The Holy One, Blessed be He, and the World

Question

It seems to me that the definition of prayer about the past falls under the category of an overt miracle, meaning: it is not a matter of timing circumstances that are not supposed to happen, which is also a miracle, but rather something whose definition is that it cannot happen within nature under any circumstances whatever, such as turning a staff into a serpent and the like. This is a distinction in the ways God conducts the world, not a substantive distinction in terms of the need for a miracle.

Answer

I assume that here too there is some context to the question. What is it? Please place it in its context. Also, if there is a question here, please clarify what it is.

Discussion on Answer

Abraham (2020-12-14)

I thought the title “The Holy One, Blessed be He, and the World” would provide the context. In any case, I’m referring to things said in lesson 6 under that title. You argued that the Sages do not accept prayer about the past, because in their view it is a miracle, and since we know there are no gaps in nature, then seemingly prayer is pointless. My claim is that the Sages distinguish between things that nature does not allow, which is called an overt miracle, and things whose circumstances are not timed because of determinism, which is called a hidden miracle. And that is a distinction in God’s governance of the world, not a substantive distinction.

Michi (2020-12-14)

I didn’t understand the difference.

Abraham (2020-12-14)

The difference is from the human point of view: from his perspective there are levels of miracle, and an action that contradicts the laws of nature is seen by him as a greater intervention. And for some reason, such a revelation of God is not accepted by the Sages.

Yishai (2020-12-14)

As I understand it, they do not accept prayer about the past because it changes something that has already happened.

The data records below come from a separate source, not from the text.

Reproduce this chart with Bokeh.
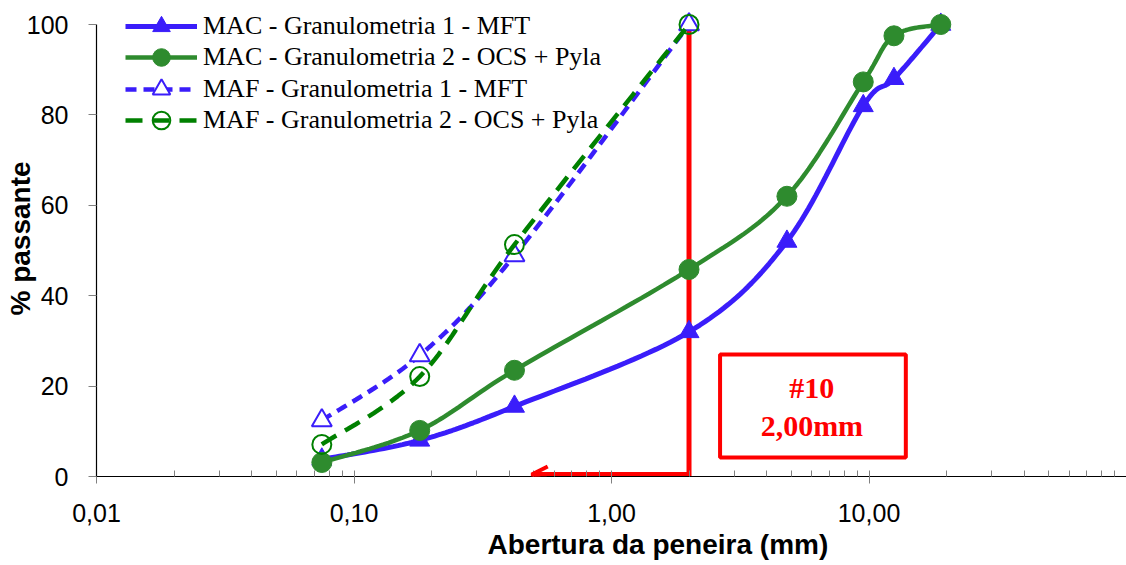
import math

from bokeh.embed import file_html
from bokeh.models import (Arrow, BoxAnnotation, CustomJSTickFormatter, FixedTicker,
                          Label, Legend, LegendItem, OpenHead, Title)
from bokeh.plotting import figure
from bokeh.resources import INLINE

# Sieve openings (mm) and cumulative % passing
mac_sieves = [0.075, 0.18, 0.42, 2.0, 4.8, 9.5, 12.5, 19.0]
mac_gran1 = [3.8, 8.0, 15.5, 32.0, 52.0, 82.0, 88.0, 100.0]
mac_gran2 = [3.1, 10.2, 23.5, 45.8, 62.0, 87.3, 97.5, 100.0]

maf_sieves = [0.075, 0.18, 0.42, 2.0]
maf_gran1 = [12.4, 26.8, 48.9, 100.0]
maf_gran2 = [7.1, 22.1, 51.3, 100.0]

series_names = [
    "MAC - Granulometria 1 - MFT",
    "MAC - Granulometria 2 - OCS + Pyla",
    "MAF - Granulometria 1 - MFT",
    "MAF - Granulometria 2 - OCS + Pyla",
]

x_major_ticks = [0.01, 0.1, 1, 10]
y_ticks = [0, 20, 40, 60, 80, 100]

# Reference sieve (#10)
sieve_label = ["#10", "2,00mm"]
sieve_mm = 2.0

BLUE = "#3A1DFA"
GREEN = "#2E8B2E"
DGREEN = "#008000"
RED = "#FF0000"


def smooth_path(xs, ys, steps=24):
    """Smoothed polyline (cubic Bezier through every point, spreadsheet style)
    computed in log-x space so the curve follows the axis scale."""
    u = [math.log10(v) for v in xs]
    v = list(ys)
    n = len(u)
    out_x, out_y = [], []
    for i in range(n - 1):
        p0 = (u[max(i - 1, 0)], v[max(i - 1, 0)])
        p1 = (u[i], v[i])
        p2 = (u[i + 1], v[i + 1])
        p3 = (u[min(i + 2, n - 1)], v[min(i + 2, n - 1)])
        c1 = (p1[0] + (p2[0] - p0[0]) / 6, p1[1] + (p2[1] - p0[1]) / 6)
        c2 = (p2[0] - (p3[0] - p1[0]) / 6, p2[1] - (p3[1] - p1[1]) / 6)
        for k in range(steps + (1 if i == n - 2 else 0)):
            t = k / steps
            a = (1 - t) ** 3
            b = 3 * (1 - t) ** 2 * t
            c = 3 * (1 - t) * t ** 2
            d = t ** 3
            out_x.append(10 ** (a * p1[0] + b * c1[0] + c * c2[0] + d * p2[0]))
            out_y.append(a * p1[1] + b * c1[1] + c * c2[1] + d * p2[1])
    return out_x, out_y


# the frame reaches the top edge so the legend has room; the y axis line stops at 100
p = figure(
    width=1126, height=565,
    x_axis_type="log", x_range=(0.01, 100), y_range=(0, 105.31),
    output_backend="svg", toolbar_location=None,
    min_border_left=96, min_border_right=0, min_border_top=0, min_border_bottom=89,
)
p.title.visible = False
p.grid.visible = False
p.outline_line_color = None
p.background_fill_color = "white"

# --- axes ---
xa = p.xaxis[0]
xa.ticker = FixedTicker(
    ticks=x_major_ticks,
    minor_ticks=[m * 10 ** e for e in range(-2, 2) for m in range(2, 10)],
)
xa.formatter = CustomJSTickFormatter(code="return tick.toFixed(2).replace('.', ',');")
xa.axis_line_color = "black"
xa.axis_line_width = 1.2
xa.major_tick_line_color = "#808080"
xa.minor_tick_line_color = "#808080"
xa.major_tick_in = 6
xa.major_tick_out = 7
xa.minor_tick_in = 6
xa.minor_tick_out = 0
xa.major_label_text_font = "Liberation Sans"
xa.major_label_text_font_size = "25px"
xa.major_label_text_color = "black"
xa.major_label_standoff = 20

ya = p.yaxis[0]
ya.ticker = FixedTicker(ticks=y_ticks)
ya.bounds = (0, 100)
ya.axis_line_color = "black"
ya.axis_line_width = 1.2
ya.major_tick_line_color = "#808080"
ya.major_tick_in = 0
ya.major_tick_out = 8
ya.minor_tick_in = 0
ya.minor_tick_out = 0
ya.major_label_text_font = "Liberation Sans"
ya.major_label_text_font_size = "25px"
ya.major_label_text_color = "black"
ya.major_label_standoff = 20
ya.axis_label = "% passante"
ya.axis_label_text_font = "Liberation Sans"
ya.axis_label_text_font_style = "bold"
ya.axis_label_text_font_size = "28px"
ya.axis_label_text_color = "black"
ya.axis_label_standoff = -12

p.add_layout(Title(text="Abertura da peneira (mm)", align="left", offset=391,
                   standoff=5, text_font="Liberation Sans", text_font_style="bold",
                   text_font_size="28px", text_color="black"), "below")

# --- #10 sieve marker: vertical line, then back along the axis with an arrow head ---
p.line([sieve_mm, sieve_mm, 0.5], [100.4, 0.44, 0.44], line_color=RED, line_width=5,
       line_join="miter")
p.add_layout(Arrow(x_start=0.56, y_start=0.44, x_end=0.49, y_end=0.44,
                   line_color=RED, line_width=4,
                   end=OpenHead(size=16, line_color=RED, line_width=4)))

# --- series ---
sx, sy = smooth_path(mac_sieves, mac_gran1)
l1 = p.line(sx, sy, line_color=BLUE, line_width=5)
m1 = p.scatter(mac_sieves, mac_gran1, marker="triangle", size=20,
               fill_color=BLUE, line_color=BLUE)

sx, sy = smooth_path(mac_sieves, mac_gran2)
l2 = p.line(sx, sy, line_color=GREEN, line_width=4.5)
m2 = p.scatter(mac_sieves, mac_gran2, marker="circle", size=20,
               fill_color=GREEN, line_color=GREEN)

sx, sy = smooth_path(maf_sieves, maf_gran1)
l3 = p.line(sx, sy, line_color=BLUE, line_width=4.5, line_dash="11 7")
m3 = p.scatter(maf_sieves, maf_gran1, marker="triangle", size=20,
               fill_color="white", line_color=BLUE, line_width=2)

sx, sy = smooth_path(maf_sieves, maf_gran2)
l4 = p.line(sx, sy, line_color=DGREEN, line_width=4.5, line_dash="17 10")
m4 = p.scatter(maf_sieves, maf_gran2, marker="circle", size=19,
               fill_alpha=0, line_color=DGREEN, line_width=2)

# one legend per row so the legend markers keep a readable size at a tight row pitch
row_bottoms = [428, 397, 365, 334]
for name, rends, yb in zip(series_names, [[l1, m1], [l2, m2], [l3, m3], [l4, m4]], row_bottoms):
    p.add_layout(Legend(
        items=[LegendItem(label=name, renderers=rends)],
        location=(29, yb),
        glyph_width=72, glyph_height=44, label_standoff=6,
        padding=0, margin=0,
        label_text_font="Liberation Serif", label_text_font_size="26px",
        label_text_color="black", label_height=20,
        border_line_color=None, background_fill_alpha=0,
    ))

# --- annotation box ---
p.add_layout(BoxAnnotation(left=2.64, right=13.9, bottom=4.2, top=27.0,
                           fill_alpha=0, line_color=RED, line_alpha=1, line_width=4))
p.add_layout(Label(x=6.0, y=19.7, text=sieve_label[0], text_align="center",
                   text_baseline="middle", text_font="Liberation Serif",
                   text_font_style="bold", text_font_size="30px", text_color=RED))
p.add_layout(Label(x=6.0, y=11.3, text=sieve_label[1], text_align="center",
                   text_baseline="middle", text_font="Liberation Serif",
                   text_font_style="bold", text_font_size="30px", text_color=RED))

open("out.html", "w").write(file_html(p, INLINE))
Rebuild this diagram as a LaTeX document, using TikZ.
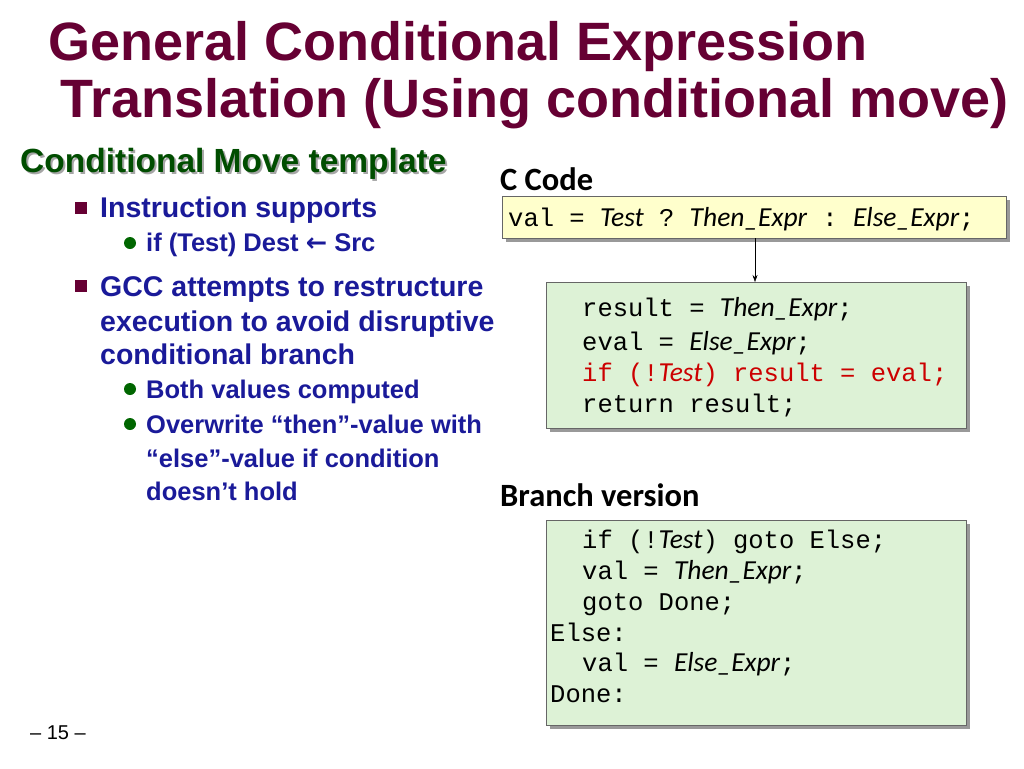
\documentclass[tikz,border=0pt]{standalone}
\usepackage{fontspec}
\setmainfont{Liberation Sans}
\setmonofont{Liberation Mono}
\newfontfamily\calfont{Carlito}
\usetikzlibrary{positioning, arrows.meta}
\definecolor{titlered}{HTML}{660033}
\definecolor{headgreen}{HTML}{004D00}
\definecolor{textblue}{HTML}{1A1A99}
\definecolor{dotgreen}{HTML}{006600}
\definecolor{codeyellow}{HTML}{FFFFCC}
\definecolor{codegreen}{HTML}{DDF2D6}
\definecolor{codered}{HTML}{CC0000}
\newcommand{\expr}[1]{{\calfont\itshape\fontsize{27.5}{30}\selectfont #1}}
\tikzset{
  every node/.style={inner sep=0pt, anchor=base west},
  codebox/.style={draw=black!60, line width=0.8pt},
  shadowbox/.style={fill=black!40, draw=none},
  codeline/.style={font=\ttfamily\fontsize{25.5}{28}\selectfont},
  lvlone/.style={font=\bfseries\fontsize{28.5}{30}\selectfont, text=textblue, align=left},
  lvltwo/.style={font=\bfseries\fontsize{25.5}{27}\selectfont, text=textblue, align=left},
  heading/.style={font=\calfont\bfseries\fontsize{32.5}{34}\selectfont}
}
\begin{document}
\begin{tikzpicture}[x=1pt, y=-1pt]
\useasboundingbox (0,0) rectangle (1024,768);
% title
\node[font=\bfseries\fontsize{54}{56}\selectfont, text=titlered] (title1) at (48,60) {General Conditional Expression};
\node[font=\bfseries\fontsize{54}{56}\selectfont, text=titlered] (title2) at (60,117) {Translation (Using conditional move)};
% left column
\node[font=\bfseries\fontsize{33.5}{35}\selectfont, text=black!35] (subsh) at (22,174) {Conditional Move template};
\node[font=\bfseries\fontsize{33.5}{35}\selectfont, text=headgreen] (subhead) at (20,172) {Conditional Move template};
\fill[titlered] (75,202) rectangle (87,214);
\node[lvlone] (sup) at (100,217) {Instruction supports};
\fill[dotgreen] (130,243) circle (6);
\node[lvltwo] (cmov) at (146,251) {if (Test) Dest {\fontspec{DejaVu Sans}\bfseries ←} Src};
\fill[titlered] (75,280) rectangle (87,292);
\node[lvlone] (gcc) at (100,296) {GCC attempts to restructure};
\node[lvlone] (gcc2) at (100,331) {execution to avoid disruptive};
\node[lvlone] (gcc3) at (100,364) {conditional branch};
\fill[dotgreen] (130,389) circle (6);
\node[lvltwo] (both) at (146,398) {Both values computed};
\fill[dotgreen] (130,424) circle (6);
\node[lvltwo] (over) at (146,433) {Overwrite “then”-value with};
\node[lvltwo] (over2) at (146,467) {“else”-value if condition};
\node[lvltwo] (over3) at (146,500) {doesn’t hold};
% C code
\node[heading] (ccode) at (500,190) {C Code};
\fill[shadowbox] (506,200) rectangle (1010,242);
\draw[codebox, fill=codeyellow] (502,196) rectangle (1006,238);
\node[codeline] (cline) at (508,226) {val = \expr{Test} ? \expr{Then\_Expr} : \expr{Else\_Expr};};
% conditional move version
\fill[shadowbox] (550,286) rectangle (970,432);
\draw[codebox, fill=codegreen] (546,282) rectangle (966,428);
\coordinate (ctop) at (755,238);
\coordinate (cbot) at (755,282);
\draw[-{Stealth[length=7pt,width=5pt]}, line width=0.5pt] (ctop) -- (cbot);
\node[codeline] (r1) at (582,316) {result = \expr{Then\_Expr};};
\node[codeline] (r2) at (582,350) {eval = \expr{Else\_Expr};};
\node[codeline, text=codered] (r3) at (582,381) {if (!\expr{Test}) result = eval;};
\node[codeline] (r4) at (582,412) {return result;};
% branch version
\node[heading] (branch) at (500,506) {Branch version};
\fill[shadowbox] (550,524) rectangle (970,729);
\draw[codebox, fill=codegreen] (546,520) rectangle (966,725);
\node[codeline] (b1) at (582,548) {if (!\expr{Test}) goto Else;};
\node[codeline] (b2) at (582,579) {val = \expr{Then\_Expr};};
\node[codeline] (b3) at (582,610) {goto Done;};
\node[codeline] (b4) at (550,641) {Else:};
\node[codeline] (b5) at (582,671) {val = \expr{Else\_Expr};};
\node[codeline] (b6) at (550,702) {Done:};
% page number
\node[font=\fontsize{20}{22}\selectfont] (page) at (30,739) {– 15 –};
\end{tikzpicture}
\end{document}
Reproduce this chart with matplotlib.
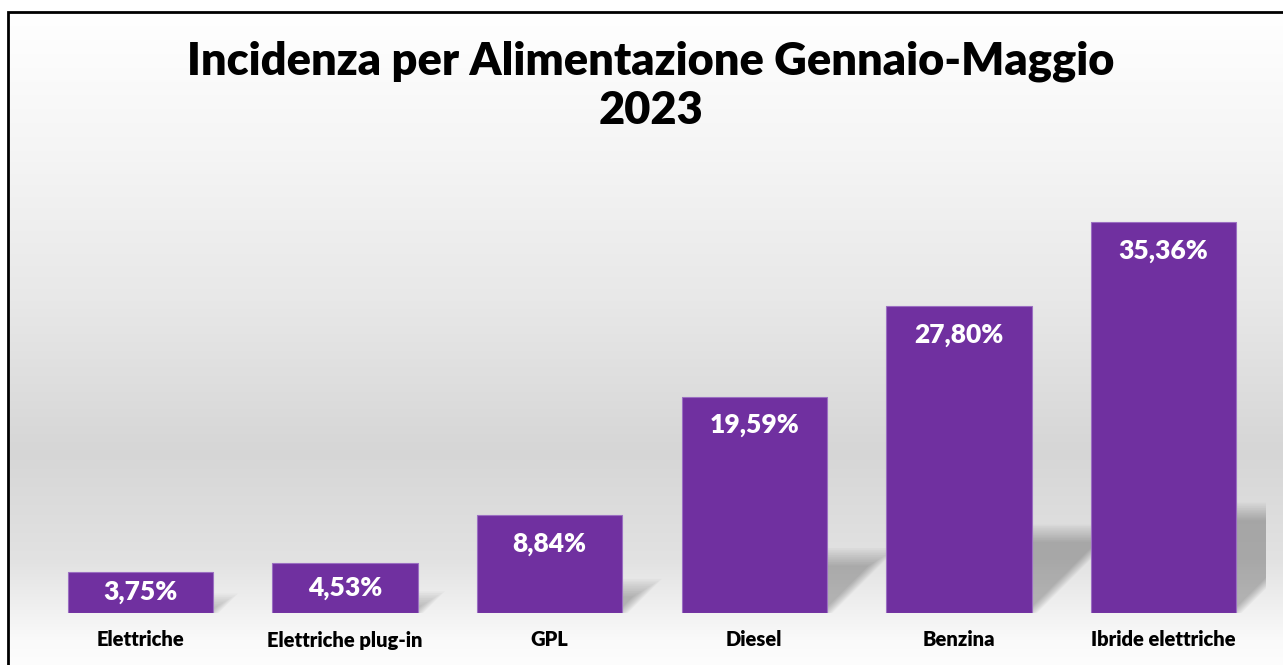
import matplotlib.pyplot as plt
from matplotlib.patches import Polygon
import numpy as np

plt.rcParams['font.family'] = ['Lato', 'DejaVu Sans']

# dati
categorie = ["Elettriche", "Elettriche plug-in", "GPL", "Diesel", "Benzina", "Ibride elettriche"]
valori = [3.75, 4.53, 8.84, 19.59, 27.80, 35.36]
etichette = ["3,75%", "4,53%", "8,84%", "19,59%", "27,80%", "35,36%"]
titolo = "Incidenza per Alimentazione Gennaio-Maggio\n2023"

W, H = 1283, 665
fig = plt.figure(figsize=(W / 100, H / 100), dpi=100)

# sfondo con gradiente + cornice
bg = fig.add_axes([0, 0, 1, 1])
bg.set_xlim(0, W)
bg.set_ylim(H, 0)
bg.axis('off')
stop_y = [12, 150, 300, 450, 560, 640, 665]
stop_c = [255, 245, 232, 214, 226, 250, 253]
yy = np.arange(12, H)
g = np.interp(yy, stop_y, stop_c) / 255
img = np.dstack([np.repeat(g[:, None], 4, axis=1)] * 3)
bg.imshow(img, extent=[8, W, H, 12], aspect='auto', interpolation='none')
bg.plot([8, 8, W + 5], [H + 5, 12, 12], color='black', lw=2, solid_joinstyle='miter')

# grafico
px_per_unit = 11.05
ax = fig.add_axes([38.2 / W, (H - 613) / H, 1227.6 / W, (613 - 180) / H])
ax.set_facecolor('none')
ax.set_xlim(-0.5, 5.5)
ax.set_ylim(0, (613 - 180) / px_per_unit)
ax.axis('off')

x = np.arange(len(categorie))
larg = 0.71
slot_px = 204.6

# ombre prospettiche (sfocate con piu' strati)
for xi, v in zip(x, valori):
    for k in range(11):
        e = (k - 5) * 0.45
        rise = v * 0.26 + e * 0.35
        dx = rise * px_per_unit / slot_px
        x0 = xi - larg / 2 + 0.02
        x1 = xi + larg / 2 + e * 0.012
        pts = [(x0, 0), (x1, 0), (x1 + dx, rise), (x0 + dx, rise)]
        ax.add_patch(Polygon(pts, closed=True, facecolor='black', edgecolor='none',
                             alpha=0.022, zorder=1))

ax.bar(x, valori, width=larg, color='#7030A0', edgecolor='#9b6fc2', linewidth=0.8, zorder=3)

for xi, v, t in zip(x, valori, etichette):
    ax.text(xi, max(v - 2.6, v / 2), t, ha='center', va='center', color='white',
            fontsize=19, fontweight='heavy', zorder=4)

for xi, c in zip(x, categorie):
    ax.text(xi, -27 / px_per_unit, c, ha='center', va='center', color='black',
            fontsize=14.5, fontweight='heavy', clip_on=False)

fig.text(651 / W, 1 - 86 / H, titolo, ha='center', va='center', fontsize=32.5,
         fontweight='heavy', linespacing=1.25)

fig.savefig('out.png', dpi=100)
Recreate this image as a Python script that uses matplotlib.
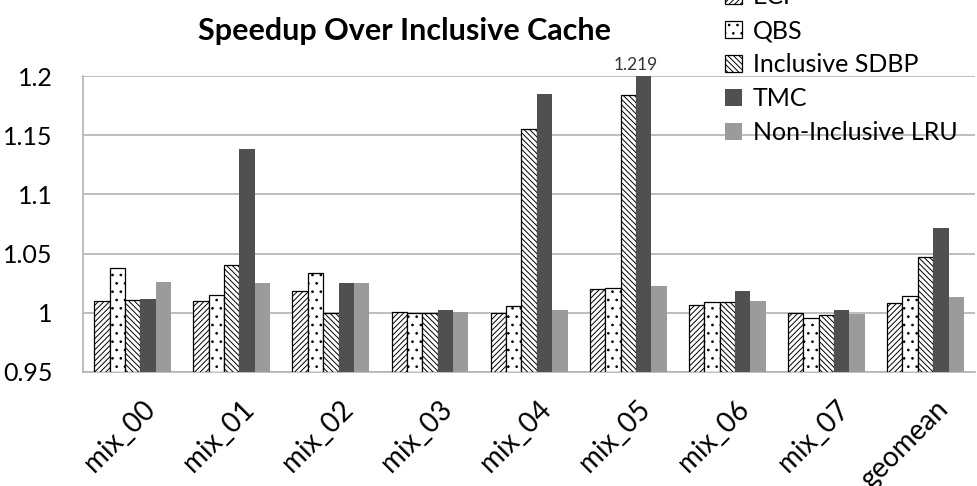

It has no connection to the laws of nature. But of course the Sages did accept prayer for miracles that could happen in the future.

Achilles (2020-12-14)

But even prayer about the past is, in practice, really a prayer about the future. For example, if someone prays that his wife gave birth to a girl, that prayer can be translated into a prayer that from now on the entire world will be exactly as if a girl had been born, even if a boy was born (God will hide the boy and create a new baby girl and fix all the memories, and it will be read automatically with no human hand signed to it).
In the world as perceived by the observer, there is no difference at all between whether she was originally a girl or whether only from now on it appears as though she had originally been a girl, and therefore this is clearly a perfect fulfillment of prayer about the past. If so, we return to the conclusion that the problem is changing the known, famous, overt, and fixed laws of nature, and if so the same applies to any fixed law—there is no room at all for prayer against it.

Achilles (2020-12-14)

[I wrote this from what I remember understanding somewhere-or-other from the words of the master of this site, may he live a good long life.]